Illustrations: Visualizations of Faith

    This year’s Robert C. Stuart Lenten Series, entitled "Illustrations: Visualizations of Faith," explores the various ways in which faithful people have translated a largely text-based religion into images.

    From ancient graffiti to icons to illuminated manuscripts to more conventional pictorial references, Christians throughout the ages have sought to express their faith in pictures. Unlike the modern, unfiltered high-definition digital snapshot, these representations of the Bible seem less concerned with being "true to life" than with expressing a deeper "truth for life" contained in the Gospel.

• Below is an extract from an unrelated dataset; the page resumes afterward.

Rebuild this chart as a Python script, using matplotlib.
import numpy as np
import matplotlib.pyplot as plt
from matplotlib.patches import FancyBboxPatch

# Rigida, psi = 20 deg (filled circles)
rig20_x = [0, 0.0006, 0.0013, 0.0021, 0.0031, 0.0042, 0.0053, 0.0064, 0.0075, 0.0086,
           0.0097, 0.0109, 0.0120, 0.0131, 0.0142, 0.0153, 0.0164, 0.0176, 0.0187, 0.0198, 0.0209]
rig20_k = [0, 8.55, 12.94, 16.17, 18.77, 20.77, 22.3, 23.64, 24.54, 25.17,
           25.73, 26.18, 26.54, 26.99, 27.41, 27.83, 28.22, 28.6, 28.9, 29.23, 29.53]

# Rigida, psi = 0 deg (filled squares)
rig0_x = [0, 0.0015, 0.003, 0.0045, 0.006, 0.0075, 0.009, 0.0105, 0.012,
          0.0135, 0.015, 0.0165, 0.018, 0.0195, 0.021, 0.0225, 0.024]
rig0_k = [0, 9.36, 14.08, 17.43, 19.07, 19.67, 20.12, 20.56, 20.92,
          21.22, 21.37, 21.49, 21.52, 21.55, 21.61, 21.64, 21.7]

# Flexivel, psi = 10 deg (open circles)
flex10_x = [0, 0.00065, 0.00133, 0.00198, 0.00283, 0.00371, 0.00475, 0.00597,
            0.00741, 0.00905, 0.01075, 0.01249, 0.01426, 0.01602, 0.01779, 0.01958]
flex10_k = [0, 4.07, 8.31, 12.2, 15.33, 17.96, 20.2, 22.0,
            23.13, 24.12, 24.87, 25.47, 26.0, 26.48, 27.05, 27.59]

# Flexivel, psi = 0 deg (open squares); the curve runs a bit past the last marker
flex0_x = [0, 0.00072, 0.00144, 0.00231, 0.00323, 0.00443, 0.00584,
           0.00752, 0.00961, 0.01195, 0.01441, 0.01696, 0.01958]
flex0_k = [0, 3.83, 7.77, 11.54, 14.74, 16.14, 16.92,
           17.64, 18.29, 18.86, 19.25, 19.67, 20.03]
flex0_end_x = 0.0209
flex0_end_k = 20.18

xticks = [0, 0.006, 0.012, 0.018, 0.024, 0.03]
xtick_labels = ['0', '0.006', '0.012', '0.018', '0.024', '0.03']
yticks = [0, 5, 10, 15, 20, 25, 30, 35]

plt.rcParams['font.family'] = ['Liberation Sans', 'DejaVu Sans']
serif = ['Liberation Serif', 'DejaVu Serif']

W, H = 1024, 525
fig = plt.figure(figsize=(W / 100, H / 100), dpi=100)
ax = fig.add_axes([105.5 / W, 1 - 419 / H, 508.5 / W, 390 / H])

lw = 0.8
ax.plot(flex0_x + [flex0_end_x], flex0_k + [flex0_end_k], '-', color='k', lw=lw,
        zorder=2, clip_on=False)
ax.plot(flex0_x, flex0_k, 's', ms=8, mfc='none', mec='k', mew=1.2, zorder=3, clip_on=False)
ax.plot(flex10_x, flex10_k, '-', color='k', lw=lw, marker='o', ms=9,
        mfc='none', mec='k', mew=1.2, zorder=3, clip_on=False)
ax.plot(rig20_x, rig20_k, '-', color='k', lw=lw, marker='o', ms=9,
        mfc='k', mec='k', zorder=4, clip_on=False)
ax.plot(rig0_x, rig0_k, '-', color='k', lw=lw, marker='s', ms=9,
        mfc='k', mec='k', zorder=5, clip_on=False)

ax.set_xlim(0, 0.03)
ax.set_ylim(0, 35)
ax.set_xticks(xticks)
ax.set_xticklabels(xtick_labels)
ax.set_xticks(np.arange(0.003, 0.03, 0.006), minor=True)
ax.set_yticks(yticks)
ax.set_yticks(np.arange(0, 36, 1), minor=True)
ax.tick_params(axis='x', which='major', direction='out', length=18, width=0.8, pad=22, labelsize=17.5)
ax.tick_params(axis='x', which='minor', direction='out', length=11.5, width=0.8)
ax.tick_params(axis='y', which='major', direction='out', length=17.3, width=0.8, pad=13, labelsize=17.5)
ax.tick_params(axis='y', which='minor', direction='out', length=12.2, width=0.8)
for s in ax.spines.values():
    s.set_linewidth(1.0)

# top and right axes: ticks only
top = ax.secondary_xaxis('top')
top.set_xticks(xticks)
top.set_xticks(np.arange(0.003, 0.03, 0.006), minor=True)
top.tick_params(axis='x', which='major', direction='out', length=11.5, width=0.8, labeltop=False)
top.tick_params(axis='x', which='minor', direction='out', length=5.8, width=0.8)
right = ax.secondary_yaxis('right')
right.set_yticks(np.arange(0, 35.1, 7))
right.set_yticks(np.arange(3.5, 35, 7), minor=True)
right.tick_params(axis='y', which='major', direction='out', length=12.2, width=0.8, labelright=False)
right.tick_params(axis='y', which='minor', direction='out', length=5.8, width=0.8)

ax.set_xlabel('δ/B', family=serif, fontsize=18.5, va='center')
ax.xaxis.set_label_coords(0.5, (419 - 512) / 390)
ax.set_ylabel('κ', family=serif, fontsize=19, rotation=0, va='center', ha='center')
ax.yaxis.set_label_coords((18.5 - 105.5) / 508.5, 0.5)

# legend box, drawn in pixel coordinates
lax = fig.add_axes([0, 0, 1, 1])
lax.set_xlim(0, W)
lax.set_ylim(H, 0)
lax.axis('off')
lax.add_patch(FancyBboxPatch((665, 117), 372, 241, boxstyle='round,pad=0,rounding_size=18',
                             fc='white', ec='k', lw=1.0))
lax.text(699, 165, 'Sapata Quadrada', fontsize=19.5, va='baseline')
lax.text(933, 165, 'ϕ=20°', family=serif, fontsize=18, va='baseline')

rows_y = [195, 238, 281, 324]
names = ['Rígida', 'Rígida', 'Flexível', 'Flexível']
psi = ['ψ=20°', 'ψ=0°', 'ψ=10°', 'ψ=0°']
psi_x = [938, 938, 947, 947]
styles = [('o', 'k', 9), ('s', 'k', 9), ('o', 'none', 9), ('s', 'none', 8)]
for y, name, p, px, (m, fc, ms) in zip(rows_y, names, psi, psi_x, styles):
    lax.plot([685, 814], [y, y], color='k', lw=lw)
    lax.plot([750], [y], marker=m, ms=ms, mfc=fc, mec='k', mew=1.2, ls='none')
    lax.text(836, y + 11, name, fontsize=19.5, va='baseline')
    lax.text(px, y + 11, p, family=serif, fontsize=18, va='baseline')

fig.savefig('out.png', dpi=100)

    Luminaries from the fields of biblical studies, theology, and the visual arts will lead highly visual sessions that review the history of their style of interpretation and encourage our cathedral community to expand their own palate of ways to embrace and share faith.

    On Sunday, February 18, American Benedictine monk, scholar, and executive director of the Hill Museum & Manuscript Library (HMML) in Minnesota Columba Stewart, OSB, will speak on the art of ancient manuscripts and their preservation, and the virtual reading room of the HMML, which includes manuscript images from Europe, Africa, the Middle East, and India. HMML also houses The Saint John's Bible, the first handwritten and illuminated Bible to have been commissioned by a Benedictine Abbey since the invention of the printing press in the 15th century.

    Priest and cartoonist the Rev. Jay Sidebotham will join us on February 25. He is the director of RenewalWorks, a ministry of Forward Movement that focuses on helping growth and vitality to Episcopal parishes. He is also well known for his funny, apt cartoons about church life as well as for his animation work on the television series Schoolhouse Rock!

    On March 4, Texan-Pakistani Islamic calligrapher Sana Naveed Mirza will talk with us about how the practice of calligraphy is both an artistic as well as a spiritual practice. A calligrapher since the age of 14, her work has been commissioned worldwide. Recently, she designed and made the colossal inscriptions and arabesque decorations in the Masjid Al-Noor mosque in Houston.

    Chinese artist He Qi will visit with the Cathedral on March 11 in conjunction with a showing of his art at the Hines Center on March 9. He paints contemporary, Asian-influenced Christian iconography. He is currently an artist-in-residence and visiting scholar at Claremont School of Theology, CA (CST) and a distinguished visiting professor at the Art Institute of Renmin University of China (RUC), in Beijing.

    Our final speaker in the series will be Margaret Mitchell, M.A., Ph.D., the Shailer Mathews Professor of New Testament and Early Christian Literature at the Divinity School at the University of Chicago, where both Dean Barkley Thompson and Canon Vicar Art Callaham are alumni. Her studies center around the literary and religious cultures of the earliest Christians, as well as the intersection of text, images, and artifacts in the formation of early Christian culture.

    The Lenten Series will take place in two sessions each Sunday during Lent in Reynolds Hall. During the 10 o’clock Dean’s Hour, each week’s guest will give a 45-minute lecture on his or her particular area of interest. Later, over supper, directly following The Well service, our guests will return for a less formal interview-style conversation with Dean Thompson. Childcare will be available during both the morning and evening sessions.